Das Rettungsboot: Grenzgang

Richtig eingesetzt, kann die andere Sichtweise der Kamera Abstraktionen liefern, die wir selber nicht sehen würden. Dabei kommt es auf die Dosierung an.

Leserfoto: Klick für Vollansicht (© Christian Kreutzmann).

Kommentar des Fotografen:

Das Bild zeigt ein Rettungsboot an einem großen Schiff. Die Aufnahme gefällt mir persönlich sehr gut, doch meinten meine Kritiker (Freunde und Bekannte, dass das Bild durch die vorhandene Überbelichtung „zerstört“ wird und die Metallschiene rechts nur stört.

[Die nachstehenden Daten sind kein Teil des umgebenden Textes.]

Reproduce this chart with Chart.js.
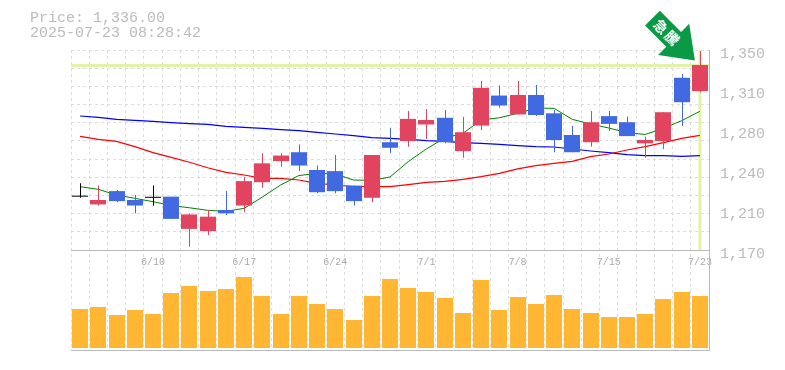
<!DOCTYPE html>
<html>
<head>
<meta charset="utf-8">
<style>
    html, body { margin: 0; padding: 0; background: #fff; }
    #wrap { width: 785px; height: 370px; }
</style>
<script src="https://cdn.jsdelivr.net/npm/chart.js@4"></script>
</head>
<body>
<div id="wrap"><canvas id="stockChart" width="785" height="370"></canvas></div>
<script>
// Dates, one per session. Only some of them get a label on the axis
const dates = ['6/4','6/5','6/6','6/9','6/10','6/11','6/12','6/13','6/16','6/17','6/18','6/19','6/20','6/23','6/24','6/25','6/26','6/27','6/30','7/1','7/2','7/3','7/4','7/7','7/8','7/9','7/10','7/11','7/14','7/15','7/16','7/17','7/18','7/22','7/23'];
const shownDates = ['6/10','6/17','6/24','7/1','7/8','7/15','7/23'];

// Candles
const opens  = [1218,1211,1223,1215,1217,1218,1189,1187,1206,1210,1231,1250,1258,1242,1241,1228,1217,1267,1268,1283,1289,1259,1282,1309,1292,1309.5,1293,1273.5,1267,1290.5,1285,1266,1268,1325,1313];
const closes = [1218,1215,1214,1210,1217,1198,1202,1200,1203,1232,1248,1255,1246,1222,1223,1214,1255.5,1262,1288,1287,1267,1276,1316,1300,1309.5,1291.5,1269,1258,1285,1283.5,1272.5,1269,1294,1303,1336.5];
const highs  = [1230,1228,1224,1219.5,1228,1218,1203,1206,1223,1236,1257,1257,1265,1246,1255.5,1228,1255.5,1280,1295,1297,1296,1290,1322,1318,1322,1318.5,1296,1281.5,1295,1295,1290,1272,1294,1328.5,1349];
const lows   = [1217,1210,1213,1203,1210,1198,1173,1183.5,1201.5,1204,1226,1245,1241,1221,1221,1210,1213,1257,1263,1270,1266,1253,1278,1298,1292,1290.5,1258,1258,1263,1277,1272.5,1253,1261,1281.5,1312];

// Moving averages
const maShort = [1227,1224.6,1219.5,1216.5,1213.5,1210,1208,1205.7,1204.8,1207.5,1217.7,1228.5,1237,1239,1238.4,1233,1232.7,1235.7,1249.5,1261,1270.8,1275,1287,1289,1293,1297.8,1297.5,1287.6,1283.4,1279.8,1275.6,1274,1279.5,1286.4,1294.8];
const maMid   = [1272.3,1269.6,1267.8,1263,1257.6,1253.4,1249,1244,1239.9,1237.5,1234.5,1234.5,1233,1230,1228.5,1227,1227,1227,1228.8,1230.9,1231.8,1233.6,1236,1239,1243,1245.9,1248,1249.8,1254,1256.4,1260,1263,1266.6,1270.5,1273.2];
const maLong  = [1290.6,1289.4,1287.6,1286.7,1285.8,1284.6,1283.7,1283,1281.3,1280.4,1279.5,1278.3,1277.4,1275.9,1274.4,1272.9,1271.1,1270.5,1269.6,1268.4,1267.8,1266.6,1266,1265.1,1263.9,1263,1262.7,1260.9,1259.1,1257.6,1255.8,1254.9,1254.9,1254.3,1254.9];

// Volume, no unit shown on the chart
const volumes = [39,41,33,38,34,55,62,57,59,71,52,34,52,44,39,28,52,69,60,56,50,35,68,38,51,44,53,39,35,31,31,34,49,56,52];

// Price axis
const priceTicks = [1170,1206,1242,1278,1314,1350];
const lastPrice = 1336;
const infoLines = ['Price: 1,336.00', '2025-07-23 08:28:42'];
const badgeText = ['急', '騰'];

const UP = '#E2445F', DOWN = '#4169E1', FLAT = '#000000';
const GRID = '#DDDDDD', AXIS = '#BBBBBB', TEXT = '#BBBBBB';
const HILITE = '#E2F2A8';
const MONO = 'Liberation Mono';
const candleColours = opens.map((o, i) => closes[i] > o ? UP : closes[i] < o ? DOWN : FLAT);

// Snap candles to whole pixels so the wicks stay 1px wide and sharp
const snapCandles = {
    id: 'snapCandles',
    afterDatasetsUpdate(chart) {
        chart.getDatasetMeta(0).data.forEach(el => { el.x = Math.round(el.x); });
        chart.getDatasetMeta(1).data.forEach(el => { el.x = Math.round(el.x) + 0.5; });
        chart.getDatasetMeta(5).data.forEach(el => { el.x = Math.round(el.x); });
    }
};

// Current price marker, arrow and the text block at top left
const decorations = {
    id: 'decorations',
    beforeDatasetsDraw(chart) {
        const { ctx, chartArea, scales } = chart;
        const py = scales.y.getPixelForValue(lastPrice);
        const lx = scales.x.getPixelForValue(dates.length - 1);
        ctx.save();
        ctx.strokeStyle = HILITE;
        ctx.lineWidth = 3;
        ctx.beginPath();
        ctx.moveTo(chartArea.left, py);
        ctx.lineTo(chartArea.right, py);
        ctx.moveTo(lx, chartArea.top);
        ctx.lineTo(lx, scales.y.getPixelForValue(1170));
        ctx.stroke();
        ctx.restore();
    },
    afterDatasetsDraw(chart) {
        const { ctx, scales } = chart;
        // Arrow points at the top of the last candle
        const tipX = scales.x.getPixelForValue(dates.length - 1) - 5;
        const tipY = scales.y.getPixelForValue(lastPrice) - 5;
        ctx.save();
        ctx.translate(tipX, tipY);
        ctx.rotate(Math.PI / 4);
        ctx.fillStyle = '#0A9A46';
        ctx.beginPath();
        ctx.moveTo(0, 0);
        ctx.lineTo(-30, -22);
        ctx.lineTo(-30, -10.5);
        ctx.lineTo(-60, -10.5);
        ctx.lineTo(-60, 10.5);
        ctx.lineTo(-30, 10.5);
        ctx.lineTo(-30, 22);
        ctx.closePath();
        ctx.fill();
        ctx.fillStyle = '#FFFFFF';
        ctx.font = 'bold 14px "Noto Sans CJK JP"';
        ctx.textAlign = 'center';
        ctx.textBaseline = 'middle';
        ctx.fillText(badgeText[0], -48, 0);
        ctx.fillText(badgeText[1], -32, 0);
        ctx.restore();

        ctx.save();
        ctx.fillStyle = TEXT;
        ctx.font = '15px "' + MONO + '"';
        ctx.textBaseline = 'middle';
        ctx.fillText(infoLines[0], 30, 18);
        ctx.fillText(infoLines[1], 30, 33);
        ctx.restore();
    }
};

const stockConfig = {
    data: {
        labels: dates,
        datasets: [
            { type: 'bar', label: 'Body', data: opens.map((o, i) => [o, closes[i]]), yAxisID: 'y',
              backgroundColor: candleColours, barThickness: 16, minBarLength: 1, grouped: false, inflateAmount: 0, order: 1 },
            { type: 'bar', label: 'Wick', data: lows.map((l, i) => [l, highs[i]]), yAxisID: 'y',
              backgroundColor: candleColours, barThickness: 1, grouped: false, inflateAmount: 0, order: 2 },
            { type: 'line', label: 'MA short', data: maShort, yAxisID: 'y', borderColor: '#008000', borderWidth: 1, pointRadius: 0, tension: 0, order: 3 },
            { type: 'line', label: 'MA mid', data: maMid, yAxisID: 'y', borderColor: '#FF0000', borderWidth: 1.2, pointRadius: 0, tension: 0, order: 4 },
            { type: 'line', label: 'MA long', data: maLong, yAxisID: 'y', borderColor: '#0000FF', borderWidth: 1.2, pointRadius: 0, tension: 0, order: 5 },
            { type: 'bar', label: 'Volume', data: volumes, yAxisID: 'yVol',
              backgroundColor: '#FFB733', barThickness: 16, grouped: false, inflateAmount: 0, order: 6 }
        ]
    },
    options: {
        responsive: false,
        animation: false,
        layout: { padding: { top: 50, bottom: 20, left: 0, right: 0 } },
        plugins: {
            legend: { display: false },
            tooltip: { enabled: false },
            title: { display: false }
        },
        scales: {
            x: {
                type: 'category',
                position: { y: 1170 },
                offset: true,
                grid: { offset: true, color: GRID, drawTicks: false },
                border: { display: true, color: AXIS, dash: [3, 3] },
                ticks: {
                    autoSkip: false,
                    maxRotation: 0,
                    padding: 6,
                    color: '#AAAAAA',
                    font: { family: MONO, size: 10 },
                    callback(value) {
                        const d = this.getLabelForValue(value);
                        return shownDates.includes(d) ? d : '';
                    }
                }
            },
            // Labelled price axis, it runs down through the volume panel so both panels share one chart area
            y: {
                position: 'right',
                min: 1080,
                max: 1350,
                afterBuildTicks: (scale) => { scale.ticks = priceTicks.map(v => ({ value: v })); },
                afterFit: (scale) => { scale.width = 76; },
                grid: { display: false },
                border: { display: true, color: AXIS },
                ticks: {
                    color: TEXT,
                    padding: 3,
                    labelOffset: 4,
                    font: { family: MONO, size: 15 },
                    callback: (value) => (Math.round(value / 10) * 10).toLocaleString('en-US')
                }
            },
            // Dashed horizontal grid for the price panel only
            yGrid: {
                position: 'left',
                min: 1080,
                max: 1350,
                afterBuildTicks: (scale) => {
                    scale.ticks = Array.from({ length: 12 }, (_, i) => ({ value: 1170 + i * 180 / 11 }));
                },
                afterFit: (scale) => { scale.width = 71; },
                grid: { color: GRID, drawTicks: false },
                border: { display: false, dash: [3, 3] },
                ticks: { display: false }
            },
            yVol: {
                position: 'left',
                min: -2,
                max: 298,
                afterBuildTicks: (scale) => { scale.ticks = [{ value: -2 }]; },
                afterFit: (scale) => { scale.width = 0; },
                grid: { color: AXIS, drawTicks: false },
                border: { display: false },
                ticks: { display: false }
            }
        }
    },
    plugins: [snapCandles, decorations]
};

const stockChart = new Chart('stockChart', stockConfig);
</script>
</body>
</html>
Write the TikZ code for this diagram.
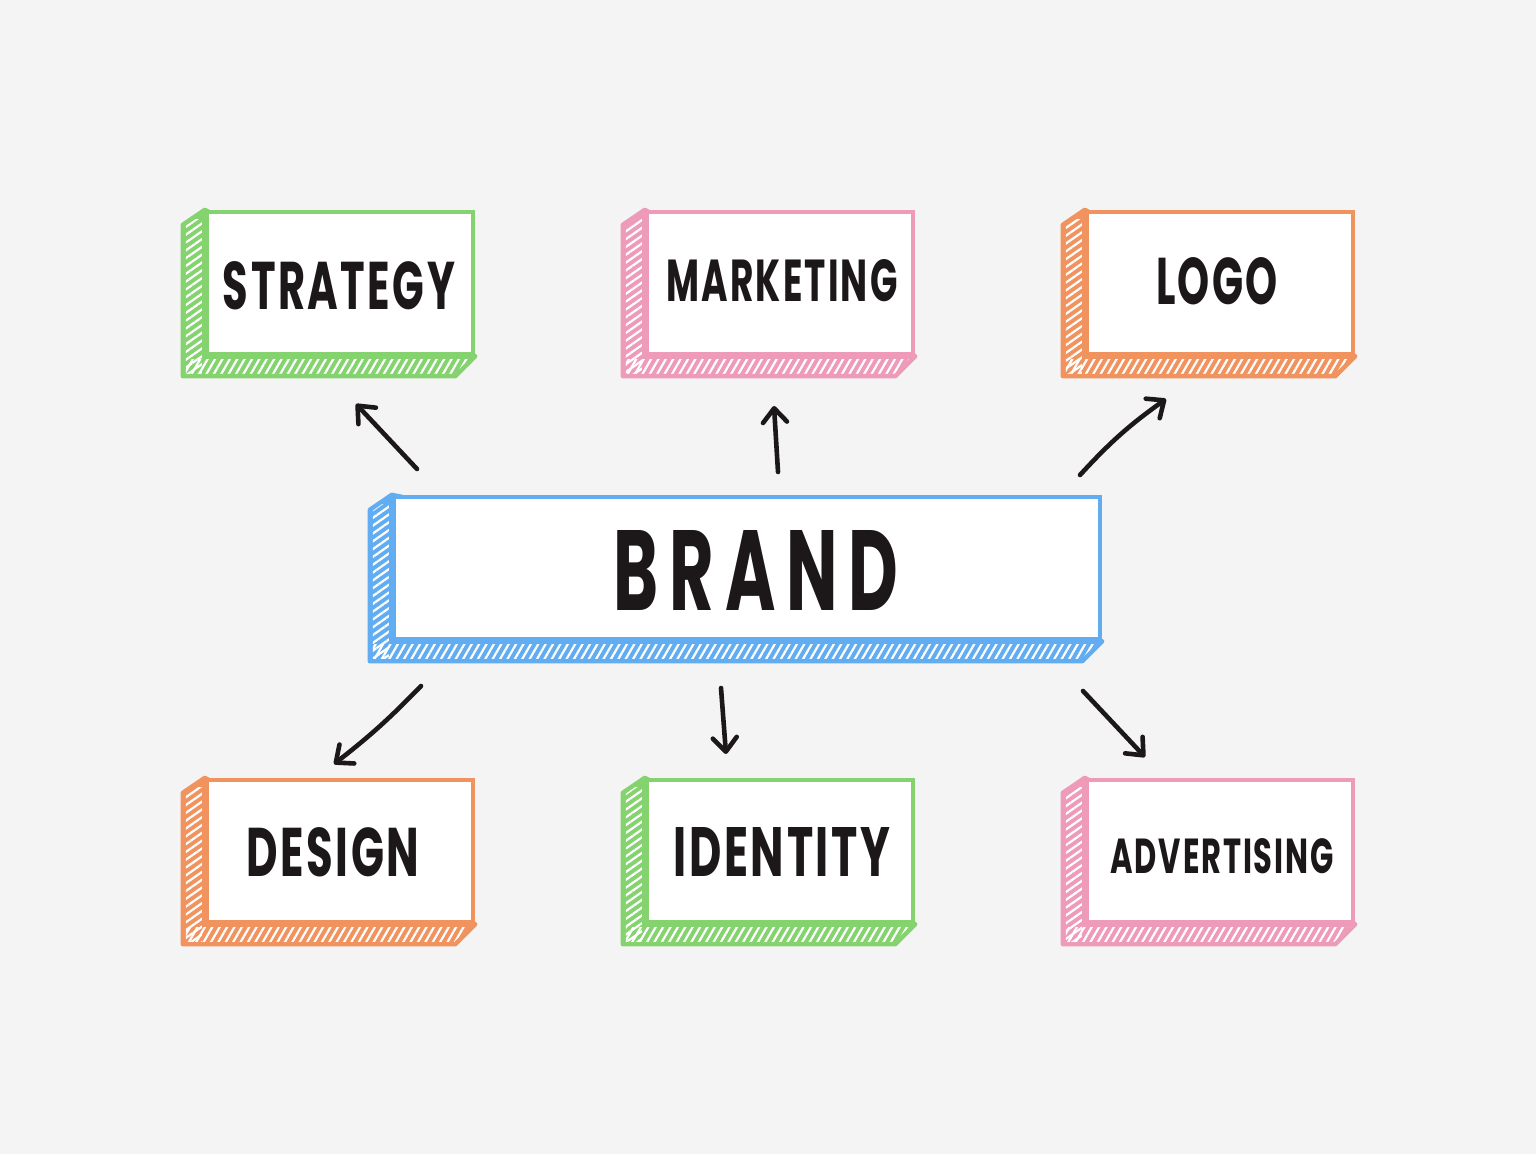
\documentclass[tikz,border=0pt]{standalone}
\usepackage{fontspec}
\setmainfont{Poppins}
\newfontfamily\spaced[LetterSpace=6]{Poppins}
\newfontfamily\wide[LetterSpace=16]{Poppins}
\usetikzlibrary{arrows.meta,calc,patterns.meta}
\definecolor{bgc}{HTML}{F4F4F4}
\definecolor{ink}{HTML}{1C1819}
\definecolor{cgreen}{HTML}{84D36E}
\definecolor{cpink}{HTML}{EE9BB9}
\definecolor{corange}{HTML}{F1935F}
\definecolor{cblue}{HTML}{62ADF1}
\pgfdeclarelayer{bgl}
\pgfdeclarelayer{side}
\pgfsetlayers{bgl,side,main}
\newcommand{\lbl}[3]{\resizebox{#1pt}{#2pt}{\spaced\bfseries #3}}
\newcommand{\lblw}[3]{\resizebox{#1pt}{#2pt}{\wide\bfseries #3}}
\newcommand{\slab}[2]{%
  \begin{pgfonlayer}{side}
    \begin{scope}
      \path[clip] (#1.north west) -- ++(-22,15) -- ($(#1.south west)+(-22,20)$)
        -- ($(#1.south east)+(-20,20)$) -- (#1.south east) -- cycle;
      \fill[#2] ($(#1.north west)+(-30,-5)$) rectangle ($(#1.south east)+(5,30)$);
      \fill[pattern={Lines[angle=35,distance=3.2pt,line width=1.1pt]},pattern color=white]
        ($(#1.north west)+(-19,10)$) rectangle ($(#1.south west)+(-3,18)$);
      \fill[pattern={Lines[angle=60,distance=3.2pt,line width=1.1pt]},pattern color=white]
        ($(#1.south west)+(-19,3)$) rectangle ($(#1.south east)+(0,17)$);
    \end{scope}
    \draw[#2,line width=2.2pt,line join=round] (#1.north west) -- ++(-22,15) -- ($(#1.south west)+(-22,20)$)
        -- ($(#1.south east)+(-20,20)$) -- (#1.south east) -- cycle;
  \end{pgfonlayer}}
\tikzset{
  front/.style={draw=#1, fill=white, line width=2.2pt, minimum width=133pt, minimum height=71pt, inner sep=0pt},
  txt/.style={inner sep=0pt, text=ink},
  arr/.style={draw=ink, line width=2.3pt, line cap=round, -{Straight Barb[length=7pt,width=12pt,round]}}
}
\begin{document}
\begin{tikzpicture}[x=0.5pt,y=-0.5pt]
\begin{pgfonlayer}{bgl}
\fill[bgc] (0,0) rectangle (1536,1154);
\end{pgfonlayer}
\useasboundingbox (0,0) rectangle (1536,1154);

% boxes
\node[front=cgreen] (strategy) at (340,283) {};
\node[front=cpink] (marketing) at (780,283) {};
\node[front=corange] (logo) at (1220,283) {};
\node[front=cblue, minimum width=353pt] (brand) at (747,568) {};
\node[front=corange] (design) at (340,851) {};
\node[front=cgreen] (identity) at (780,851) {};
\node[front=cpink] (advertising) at (1220,851) {};

\slab{strategy}{cgreen}
\slab{marketing}{cpink}
\slab{logo}{corange}
\slab{brand}{cblue}
\slab{design}{corange}
\slab{identity}{cgreen}
\slab{advertising}{cpink}

% labels
\node[txt] (strategy-t) at (339,286) {\lbl{116}{24}{STRATEGY}};
\node[txt] (marketing-t) at (782,281) {\lbl{115.5}{21}{MARKETING}};
\node[txt] (logo-t) at (1217,281) {\lbl{61}{23.5}{LOGO}};
\node[txt] (brand-t) at (756,570) {\lblw{142.5}{40}{BRAND}};
\node[txt] (design-t) at (333,852) {\lbl{86.5}{24.5}{DESIGN}};
\node[txt] (identity-t) at (782,852) {\lbl{108.5}{24.5}{IDENTITY}};
\node[txt] (advertising-t) at (1222,856) {\lbl{111.5}{17.5}{ADVERTISING}};

% arrow ends
\coordinate (s1) at (417,469); \coordinate (e1) at (356,404);
\coordinate (s2) at (778,472); \coordinate (e2) at (774,406);
\coordinate (s3) at (1080,475); \coordinate (e3) at (1166,399);
\coordinate (s4) at (421,686); \coordinate (e4) at (334,764);
\coordinate (s5) at (721,688); \coordinate (e5) at (726,754);
\coordinate (s6) at (1083,691); \coordinate (e6) at (1145,757);

\draw[arr] (s1) -- (e1);
\draw[arr] (s2) -- (e2);
\draw[arr] (s3) to[bend left=6] (e3);
\draw[arr] (s4) to[bend left=4] (e4);
\draw[arr] (s5) -- (e5);
\draw[arr] (s6) -- (e6);
\end{tikzpicture}
\end{document}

Peter Sennhauser meint zum Bild von Christian Kreutzmann:

In diesem Hochkant-Farbbild ist ein oranges Rettungsboot an einem Ozeandampfer zu sehen. Wir blicken offensichtlich von oben auf das Kunststoffboot, das an leicht angerosteten weissen Stahlträgern zu hängen scheint, die sich vertikal durch die rechte Hälfte des Bildes ziehen. Zwei Drittel der linken Bildhälfte sind Wasser, das in der Bewegungsunschärfe einer verhältnismässig langen Verschlusszeit zu einer verwischten Fläche wird, in der sich die Bugwelle des Schiffes mit noch höherer Geschwindigkeit als weisser Fächer nach unten öffnet.

Abstraktion ist keine feste Grösse:

Der Grad der Distanzierung vom individuellen bildlichen Gegenstand und seine Überführung in etwas anderes, allgemeineres kann verschiedene Stufen annehmen. Deine Aufnahme fasziniert, weil sie auf der Grenze zwischen den beiden Sichtweisen liegt.

Es ist eindeutig erkennbar, was wir hier im Bild sehen – zumindest für jeden, der schon mal auf einem Schiff war und ungefähre Ahnungen hat, wie Rettungsboote heutzutage aussehen. Gleichzeitig aber ist auch sofort klar, dass dies kein Bild eines Rettungsbootes ist. Dabei spielt es keine Rolle, ob Du die Aufnahme so beabsichtigt hast oder ob es ein Versehen oder ein Zufall war: Die Fotografie zeigt einen Gegenstand und eine Situation, löst aber beim Betrachter nicht den Eindruck aus, einen Gegenstand gezeigt zu bekommen.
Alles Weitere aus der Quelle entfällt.